Unlike a normal human, there is a chance that my body is not 70% water, but 70% curry; and a good 50% of that might actually be Japanese curry.

A good curry always feels like home. A spoonful with warm rice and thick, fragrant sauce goes down your throat like a hug from the inside, reassuring you that everything will be okay and that, for the next half-hour or so, you can temporarily forget about the treacherous world that’s raging outside and focus on pampering your taste buds. Aromatic Indian curry, rich Malaysian curry, soupy Vietnamese curry, and comforting Japanese curry each comes with its own quirks, strengths and personality. Over the span of nearly three decades of existence, I have tasted, cooked, and written about a lot of curries, but never has there been one that tickled my curiosity quite like Curry Shika’s creation. Ever since my first visit half a decade ago, it’s been living rent-free in the back of my mind as a compelling mystery beneath a stone unturned, just waiting to be discovered. And this year, discover I did.

A cabin in a hẻm

How to find Curry Shika.

Wedged into a dead-end hẻm, Curry Shika is not a restaurant that one can easily encounter just by casually wandering city streets. When you arrive from the sizzling pavements of summery Saigon, its wooden door serves as a portal into an alternate wintry world. Wood panels line every inch of the place’s interior and exterior; warm lights and soft jazz linger in the air; memorabilia, tiny origami characters, family photos, hand-drawn menus and signs, DIY Totoro clocks, and paper dolls cover the walls and shelves.
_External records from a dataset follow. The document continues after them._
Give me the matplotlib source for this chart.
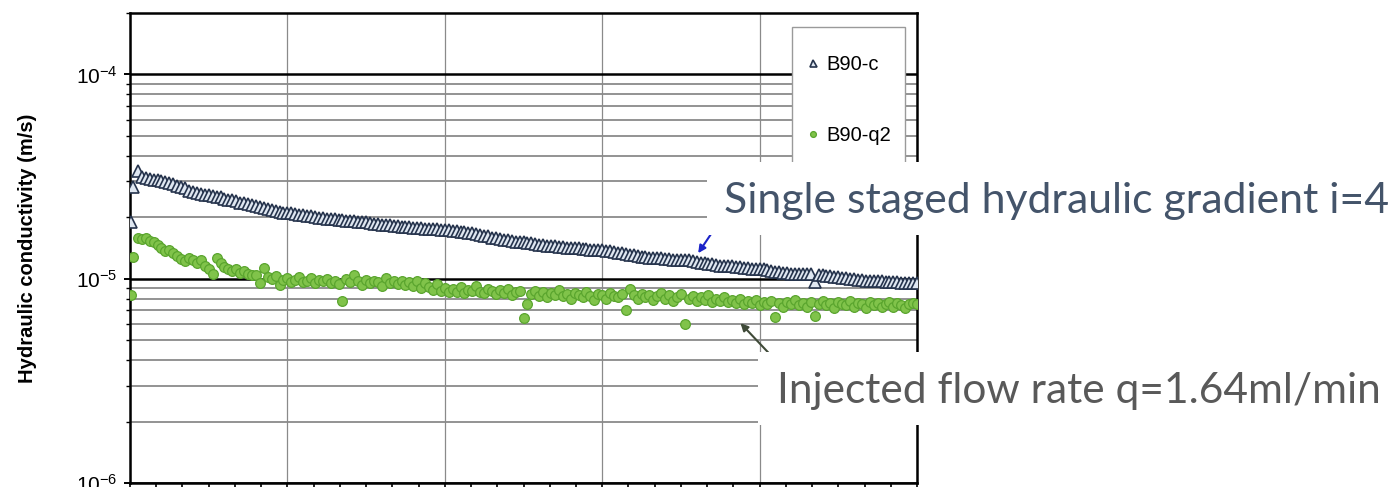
import numpy as np
import matplotlib
matplotlib.use("Agg")
import matplotlib.pyplot as plt
from matplotlib.patches import Rectangle
from matplotlib.ticker import LogLocator, MultipleLocator, NullFormatter

plt.rcParams.update({
    "font.family": ["Liberation Sans", "DejaVu Sans"],
    "mathtext.default": "regular",
    "axes.unicode_minus": False,
})

# first readings right after the start of the test
t_first = [0.3, 1.2]
k_c_first = [19.0, 28.0]      # B90-c, 1e-6 m/s
k_q2_first = [8.3, 12.8]      # B90-q2, 1e-6 m/s

# logger readings, fixed interval
t_step = 1.5
t_start = 3.0

k_c = [
    33.6, 31.6, 31.2, 30.9, 30.6, 30.3, 30.0, 29.6, 29.3, 29.0,
    28.6, 28.2, 27.7, 27.0, 26.5, 26.3, 26.0, 25.8, 25.6, 25.3,
    25.1, 25.0, 24.7, 24.4, 24.2, 23.9, 23.6, 23.4, 23.2, 22.9,
    22.6, 22.4, 22.2, 22.0, 21.7, 21.5, 21.3, 21.1, 21.0, 20.9,
    20.8, 20.6, 20.5, 20.3, 20.2, 20.1, 19.9, 19.8, 19.7, 19.6,
    19.6, 19.5, 19.4, 19.2, 19.2, 19.1, 19.0, 18.9, 18.9, 18.8,
    18.6, 18.5, 18.4, 18.3, 18.3, 18.2, 18.1, 18.0, 18.0, 17.9,
    17.8, 17.8, 17.7, 17.6, 17.6, 17.5, 17.5, 17.4, 17.4, 17.3,
    17.2, 17.1, 17.0, 16.9, 16.8, 16.8, 16.6, 16.4, 16.2, 16.1,
    15.9, 15.8, 15.6, 15.5, 15.4, 15.3, 15.2, 15.2, 15.1, 15.0,
    14.9, 14.8, 14.7, 14.6, 14.5, 14.5, 14.4, 14.3, 14.3, 14.2,
    14.2, 14.1, 14.1, 14.0, 14.0, 13.9, 13.9, 13.8, 13.8, 13.7,
    13.6, 13.5, 13.4, 13.3, 13.2, 13.1, 13.0, 12.9, 12.8, 12.8,
    12.7, 12.7, 12.6, 12.6, 12.5, 12.5, 12.4, 12.4, 12.3, 12.3,
    12.3, 12.2, 12.1, 12.0, 11.9, 11.8, 11.8, 11.7, 11.6, 11.6,
    11.5, 11.5, 11.4, 11.4, 11.3, 11.3, 11.2, 11.2, 11.1, 11.1,
    11.0, 10.9, 10.8, 10.8, 10.7, 10.7, 10.6, 10.6, 10.6, 10.5,
    10.5, 10.5, 9.6, 10.4, 10.4, 10.3, 10.3, 10.2, 10.2, 10.1,
    10.1, 10.0, 10.0, 9.9, 9.9, 9.8, 9.8, 9.7, 9.7, 9.7,
    9.6, 9.6, 9.6, 9.6, 9.5, 9.5, 9.5, 9.5, 9.5,
]

k_q2 = [
    15.8, 15.6, 15.9, 15.3, 15.1, 14.6, 14.2, 13.7, 13.9, 13.3,
    12.9, 12.5, 12.2, 12.6, 12.3, 12.0, 12.3, 11.6, 11.2, 10.6,
    12.6, 11.9, 11.4, 11.2, 10.9, 11.1, 10.7, 10.9, 10.5, 10.4,
    10.4, 9.5, 11.3, 10.2, 10.0, 10.3, 9.3, 9.9, 10.1, 9.6,
    9.9, 10.2, 9.6, 9.8, 10.1, 9.5, 9.9, 9.7, 10.0, 9.5,
    9.8, 9.4, 7.8, 10.0, 9.6, 10.4, 9.7, 9.3, 9.9, 9.5,
    9.8, 9.6, 9.2, 10.1, 9.5, 9.7, 9.4, 9.8, 9.3, 9.6,
    9.2, 9.7, 9.0, 9.5, 9.1, 8.8, 9.4, 8.7, 9.0, 8.6,
    8.9, 8.6, 9.1, 8.5, 8.8, 8.7, 9.2, 8.6, 8.5, 8.9,
    8.7, 8.4, 8.8, 8.5, 8.9, 8.3, 8.6, 8.7, 6.4, 7.5,
    8.4, 8.7, 8.2, 8.6, 8.1, 8.5, 8.3, 8.8, 8.2, 8.4,
    8.0, 8.5, 8.3, 8.1, 8.6, 8.2, 7.9, 8.4, 8.3, 8.0,
    8.5, 8.2, 8.1, 8.4, 7.0, 8.9, 8.3, 8.0, 8.4, 8.1,
    8.3, 7.9, 8.2, 8.5, 8.0, 8.3, 7.8, 8.1, 8.4, 6.0,
    8.0, 8.2, 7.8, 8.1, 7.9, 8.3, 7.7, 8.0, 7.8, 8.1,
    7.7, 7.9, 7.6, 8.0, 7.5, 7.8, 7.6, 7.9, 7.4, 7.7,
    7.5, 7.8, 6.5, 7.6, 7.3, 7.7, 7.5, 7.9, 7.4, 7.6,
    7.3, 7.7, 6.6, 7.5, 7.8, 7.4, 7.6, 7.2, 7.7, 7.5,
    7.4, 7.8, 7.3, 7.6, 7.5, 7.2, 7.7, 7.4, 7.6, 7.3,
    7.5, 7.7, 7.3, 7.6, 7.4, 7.2, 7.5, 7.6, 7.5,
]

t_log = t_start + t_step * np.arange(len(k_c))
t = np.concatenate([t_first, t_log])
kc = np.concatenate([k_c_first, k_c]) * 1e-6
kq = np.concatenate([k_q2_first, k_q2]) * 1e-6

W, H = 1396, 487
fig = plt.figure(figsize=(W / 100, H / 100), dpi=100)
ax = fig.add_axes([130 / W, 4 / H, 787 / W, 470 / H])

ax.set_yscale("log")
ax.set_ylim(1e-6, 2e-4)
ax.set_xlim(0, 300)

pts_q2, = ax.plot(t, kq, ls="none", marker="o", ms=7.0, mfc="#80c34a",
                  mec="#5aa52e", mew=0.9, label="B90-q2", zorder=3)
pts_c, = ax.plot(t, kc, ls="none", marker="^", ms=8.4, mfc="#dfe7f1",
                 mec="#26344d", mew=1.2, label="B90-c", zorder=4)

# grid: black decades, grey sub-decades, grey verticals
ax.yaxis.set_major_locator(LogLocator(base=10, numticks=10))
ax.yaxis.set_minor_locator(LogLocator(base=10, subs=np.arange(2, 10), numticks=10))
ax.yaxis.set_minor_formatter(NullFormatter())
ax.xaxis.set_major_locator(MultipleLocator(60))
ax.xaxis.set_minor_locator(MultipleLocator(10))
ax.grid(True, which="major", axis="y", color="black", lw=1.8)
ax.grid(True, which="minor", axis="y", color="#8a8a8a", lw=1.3)
ax.grid(True, which="major", axis="x", color="#8a8a8a", lw=0.9)
ax.set_axisbelow(True)

for s in ax.spines.values():
    s.set_linewidth(1.8)
ax.tick_params(axis="y", which="major", direction="out", length=4, width=1.4,
               labelsize=15, pad=5)
ax.tick_params(axis="y", which="minor", direction="out", length=3, width=1.0)
ax.tick_params(axis="x", which="both", direction="out", length=6, width=1.2,
               labelbottom=False)

ax.set_ylabel("Hydraulic conductivity (m/s)", fontsize=14.5, fontweight="bold",
              labelpad=28)

# legend frame and entries, B90-c on top
fig.add_artist(Rectangle((792 / W, 1 - 205 / H), 113 / W, 178 / H,
                         transform=fig.transFigure, facecolor="white",
                         edgecolor="#9a9a9a", lw=1.0, zorder=2))
fig.legend([pts_c, pts_q2], ["B90-c", "B90-q2"], loc="center left",
           bbox_to_anchor=(805 / W, 1 - 100 / H), fontsize=14.5, numpoints=1,
           markerscale=0.6, handlelength=0.8, handletextpad=0.25,
           labelspacing=2.6, borderpad=0, borderaxespad=0, frameon=False)

# callout arrows
ax.annotate("", xy=(216, 1.30e-5), xytext=(223, 1.77e-5),
            arrowprops=dict(arrowstyle="-|>", color="#1c24c8", lw=1.5,
                            mutation_scale=11))
ax.annotate("", xy=(232, 6.2e-6), xytext=(246, 4.0e-6),
            arrowprops=dict(arrowstyle="-|>", color="#3f4a38", lw=1.5,
                            mutation_scale=11))

# white text panels over the chart
fig.add_artist(Rectangle((707 / W, 1 - 235 / H), (W - 707) / W, 73 / H,
                         transform=fig.transFigure, facecolor="white",
                         edgecolor="none", zorder=10))
fig.add_artist(Rectangle((758 / W, 1 - 425 / H), (W - 758) / W, 73 / H,
                         transform=fig.transFigure, facecolor="white",
                         edgecolor="none", zorder=10))
fig.text(724 / W, 1 - 213 / H, "Single staged hydraulic gradient i=4",
         fontsize=30.8, color="#44546a", family=["Lato", "DejaVu Sans"],
         ha="left", va="baseline", zorder=11)
fig.text(777 / W, 1 - 403 / H, "Injected flow rate q=1.64ml/min",
         fontsize=30.6, color="#595959", family=["Lato", "DejaVu Sans"],
         ha="left", va="baseline", zorder=11)

fig.savefig("out.png", dpi=100)
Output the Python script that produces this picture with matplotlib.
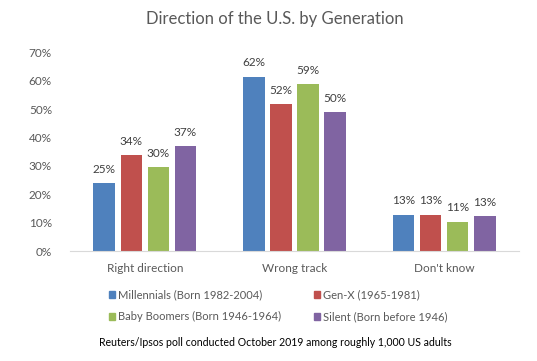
import matplotlib
matplotlib.use("Agg")
import matplotlib.pyplot as plt
from matplotlib.patches import Patch
import numpy as np

# Chart data
categories = ["Right direction", "Wrong track", "Don't know"]
series_names = ["Millennials (Born 1982-2004)", "Gen-X (1965-1981)",
                "Baby Boomers (Born 1946-1964)", "Silent (Born before 1946)"]
millennials = [24.0, 61.5, 12.8]
gen_x = [33.8, 51.8, 12.8]
boomers = [29.5, 58.8, 10.3]
silent = [36.9, 49.0, 12.4]
# labels as printed on the chart
millennials_lbl = ["25%", "62%", "13%"]
gen_x_lbl = ["34%", "52%", "13%"]
boomers_lbl = ["30%", "59%", "11%"]
silent_lbl = ["37%", "50%", "13%"]
y_ticks = [0, 10, 20, 30, 40, 50, 60, 70]

colors = ["#4F81BD", "#C0504D", "#9BBB59", "#8064A2"]
plt.rcParams["font.family"] = ["Lato", "DejaVu Sans"]

fig = plt.figure(figsize=(5.37, 3.61), dpi=100)
ax = fig.add_axes([70 / 537, 1 - 251 / 361, 449 / 537, 198.5 / 361])

x = np.arange(len(categories))
width = 0.144
step = 0.181
all_vals = [millennials, gen_x, boomers, silent]
all_lbls = [millennials_lbl, gen_x_lbl, boomers_lbl, silent_lbl]
for i, (vals, lbls) in enumerate(zip(all_vals, all_lbls)):
    pos = x + (i - 1.5) * step
    bars = ax.bar(pos, vals, width, color=colors[i], zorder=2)
    for b, lbl in zip(bars, lbls):
        ax.annotate(lbl, (b.get_x() + b.get_width() / 2, b.get_height()),
                    xytext=(0, 6), textcoords="offset points",
                    ha="center", va="bottom", fontsize=8.5, color="#404040")

ax.set_xlim(-0.5, 2.5)
ax.set_ylim(0, 70)
ax.set_yticks(y_ticks)
ax.set_yticklabels([f"{t}%" for t in y_ticks])
ax.set_xticks(x)
ax.set_xticklabels(categories)
for s in ["top", "right", "left"]:
    ax.spines[s].set_visible(False)
ax.spines["bottom"].set_color("#D9D9D9")
ax.tick_params(axis="both", length=0, labelsize=8.5, colors="#595959")
ax.tick_params(axis="y", pad=13)
ax.tick_params(axis="x", pad=9)

fig.text(275 / 537, 1 - 19 / 361, "Direction of the U.S. by Generation",
         ha="center", va="center", fontsize=12, color="#595959")

handles = [Patch(color=c) for c in colors]
order = [0, 2, 1, 3]
fig.legend([handles[k] for k in order], [series_names[k] for k in order],
           ncol=2, loc="center", bbox_to_anchor=(278 / 537, 1 - 306 / 361),
           frameon=False, fontsize=8, handlelength=0.55, handleheight=0.55,
           handletextpad=0.25, columnspacing=3.0, labelspacing=0.95,
           labelcolor="#595959")

fig.text(275 / 537, 1 - 343 / 361,
         "Reuters/Ipsos poll conducted October 2019 among roughly 1,000 US adults",
         ha="center", va="center", fontsize=7.6, color="#000000")

fig.savefig("out.png", dpi=100)
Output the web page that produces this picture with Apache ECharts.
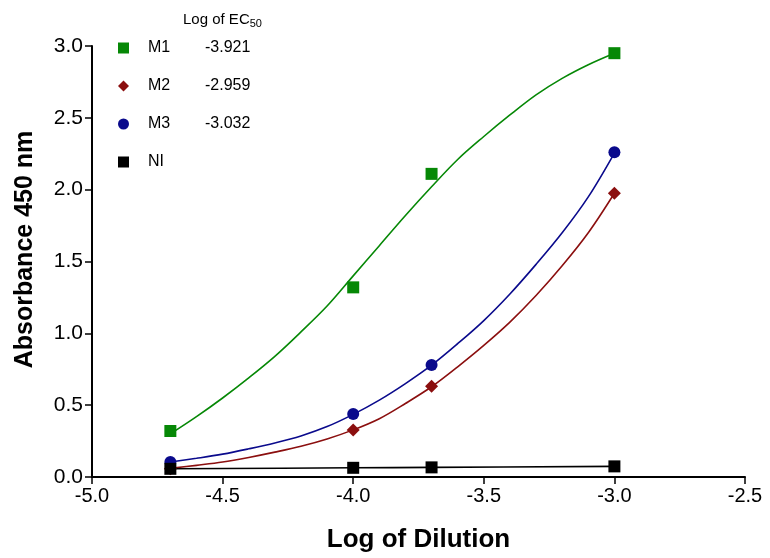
<!DOCTYPE html>
<html>
<head>
<meta charset="utf-8">
<script src="https://cdn.jsdelivr.net/npm/echarts@6/dist/echarts.min.js"></script>
<style>
html,body{margin:0;padding:0;background:#fff;}
#chart{width:770px;height:558px;}
</style>
</head>
<body>
<div id="chart"></div>
<script>
// ---- Data ----
const dilutions = [-4.7, -4.0, -3.7, -3.0];
const m1Points = [0.32, 1.32, 2.11, 2.95];
const m2Points = [0.057, 0.328, 0.632, 1.975];
const m3Points = [0.104, 0.438, 0.78, 2.26];
const niPoints = [0.057, 0.064, 0.067, 0.074];

const seriesNames = ['M1', 'M2', 'M3', 'NI'];
const ec50Labels = ['-3.921', '-2.959', '-3.032', ''];

// fitted curves at evenly spaced dilutions
const curveX = [-4.7, -4.6, -4.5, -4.4, -4.3, -4.2, -4.1, -4.0, -3.9, -3.8, -3.7, -3.6, -3.5, -3.4, -3.3, -3.2, -3.1, -3.0];
const m1CurveY = [0.30, 0.42, 0.55, 0.69, 0.84, 1.01, 1.19, 1.40, 1.61, 1.82, 2.02, 2.21, 2.37, 2.52, 2.66, 2.775, 2.87, 2.95];
const m2CurveY = [0.060, 0.081, 0.104, 0.136, 0.173, 0.214, 0.265, 0.328, 0.406, 0.512, 0.628, 0.767, 0.916, 1.078, 1.263, 1.47, 1.70, 1.975];
const m3CurveY = [0.104, 0.13, 0.159, 0.196, 0.237, 0.286, 0.351, 0.436, 0.535, 0.65, 0.778, 0.928, 1.089, 1.274, 1.48, 1.70, 1.95, 2.255];
const niCurveX = [-4.7, -4.0, -3.7, -3.0];
const niCurveY = [0.057, 0.064, 0.067, 0.074];

const xTicks = [-5.0, -4.5, -4.0, -3.5, -3.0, -2.5];
const yTicks = [0.0, 0.5, 1.0, 1.5, 2.0, 2.5, 3.0];

// ---- styling ----
const colors = {M1: '#068806', M2: '#8b0f0f', M3: '#0a0a8c', NI: '#000000'};
const symbols = {M1: 'rect', M2: 'diamond', M3: 'circle', NI: 'rect'};
const symSizes = {M1: 12, M2: 13, M3: 12, NI: 12};

const pts = {M1: m1Points, M2: m2Points, M3: m3Points, NI: niPoints};
const curves = {
  M1: [curveX, m1CurveY], M2: [curveX, m2CurveY],
  M3: [curveX, m3CurveY], NI: [niCurveX, niCurveY]
};
const zip = (a, b) => a.map((v, i) => [v, b[i]]);

const series = [];
seriesNames.forEach(n => {
  series.push({
    name: n + ' fit', type: 'line', smooth: 0.35, showSymbol: false, silent: true,
    data: zip(curves[n][0], curves[n][1]),
    lineStyle: {color: colors[n], width: 1.6}, z: 2
  });
});
seriesNames.forEach(n => {
  series.push({
    name: n, type: 'scatter', symbol: symbols[n], symbolSize: symSizes[n],
    data: zip(dilutions, pts[n]),
    itemStyle: {color: colors[n], opacity: 1}, z: 5
  });
});

const chart = echarts.init(document.getElementById('chart'), null, {renderer: 'canvas'});
chart.setOption({
  animation: false,
  backgroundColor: '#ffffff',
  grid: {left: 92, right: 25, top: 46, bottom: 79, containLabel: false},
  legend: {
    orient: 'vertical', left: 113, top: 35, itemWidth: 11, itemHeight: 11, itemGap: 22,
    data: seriesNames.map(n => ({name: n, icon: symbols[n], itemStyle: {color: colors[n], opacity: 1}})),
    formatter: name => '{n|' + name + '}{v|' + ec50Labels[seriesNames.indexOf(name)] + '}',
    textStyle: {
      padding: [0, 0, 0, 14],
      rich: {
        n: {fontFamily: 'Liberation Sans, Arial', fontSize: 16, color: '#000', width: 57},
        v: {fontFamily: 'Liberation Sans, Arial', fontSize: 16, color: '#000'}
      }
    },
    selectedMode: false
  },
  graphic: [{
    type: 'text', left: 183, top: 12,
    style: {
      text: 'Log of EC{s|50}',
      fontFamily: 'Liberation Sans, Arial', fontSize: 15, fill: '#000',
      rich: {s: {fontSize: 11, fontFamily: 'Liberation Sans, Arial', padding: [8, 0, 0, 0]}}
    }
  }],
  xAxis: {
    type: 'value', min: -5.0, max: -2.5, interval: 0.5,
    name: 'Log of Dilution', nameLocation: 'middle', nameGap: 50,
    nameTextStyle: {fontFamily: 'Liberation Sans, Arial', fontWeight: 'bold', fontSize: 26, color: '#000'},
    axisLine: {onZero: false, lineStyle: {color: '#000', width: 2}},
    axisTick: {show: true, length: 7, lineStyle: {color: '#000', width: 1.5}},
    axisLabel: {
      fontFamily: 'Liberation Sans, Arial', fontSize: 20, color: '#000', margin: 9,
      formatter: v => xTicks.includes(v) ? v.toFixed(1) : ''
    },
    splitLine: {show: false}
  },
  yAxis: {
    type: 'value', min: 0, max: 3.0, interval: 0.5,
    name: 'Absorbance 450 nm', nameLocation: 'middle', nameGap: 54, nameRotate: 90,
    nameTextStyle: {fontFamily: 'Liberation Sans, Arial', fontWeight: 'bold', fontSize: 25, color: '#000', padding: [0, 0, 0, 24]},
    axisLine: {onZero: false, lineStyle: {color: '#000', width: 2}},
    axisTick: {show: true, length: 7, lineStyle: {color: '#000', width: 1.5}},
    axisLabel: {
      fontFamily: 'Liberation Sans, Arial', fontSize: 21, color: '#000', margin: 9,
      formatter: v => yTicks.includes(v) ? v.toFixed(1) : ''
    },
    splitLine: {show: false}
  },
  series: series
});
</script>
</body>
</html>
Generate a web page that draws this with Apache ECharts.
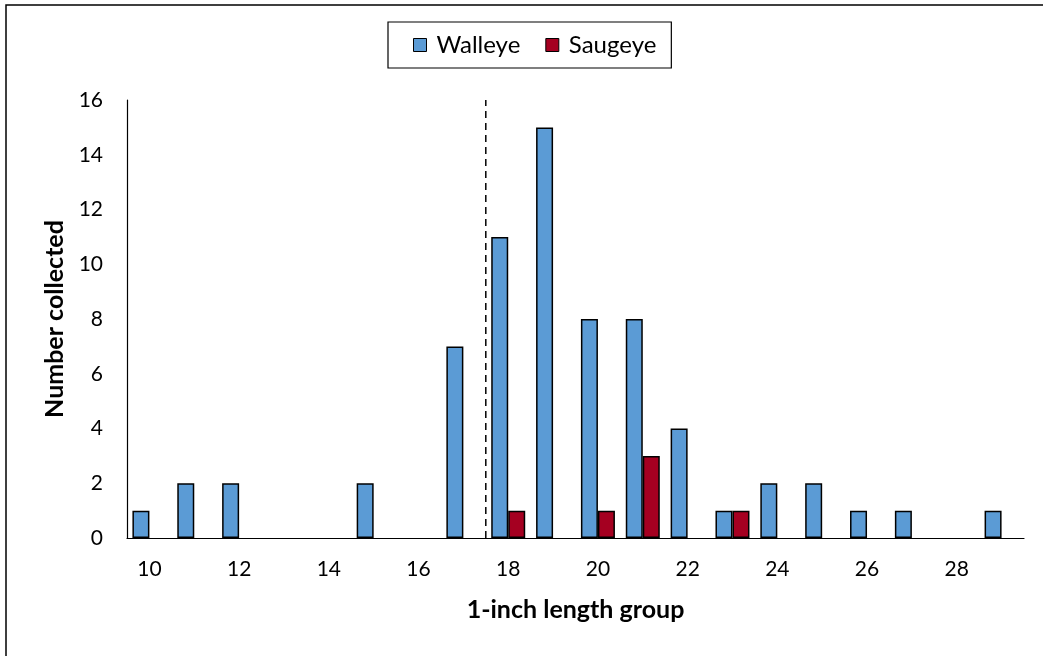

If the lived-in clutter makes you feel like you’re visiting a friend’s living room, it’s because a family actually lives here: Shika, the Japanese chef; Yên, his Vietnamese wife; and the couple’s two young sons. Shika explains to me that the eatery’s design was inspired by an old bakery near his mom’s home in Japan — small and woodsy like a mountain cabin. He’s always been fond of the little cottage and imagined that if he ever opens a shop, it would bear a similar design. The knick-knacks come from friends of the restaurant and family trips to Japan; some are actual arts and crafts creations of the two boys, who even helped wait tables back when Saigon was coming out of lockdown and they couldn’t hire anyone.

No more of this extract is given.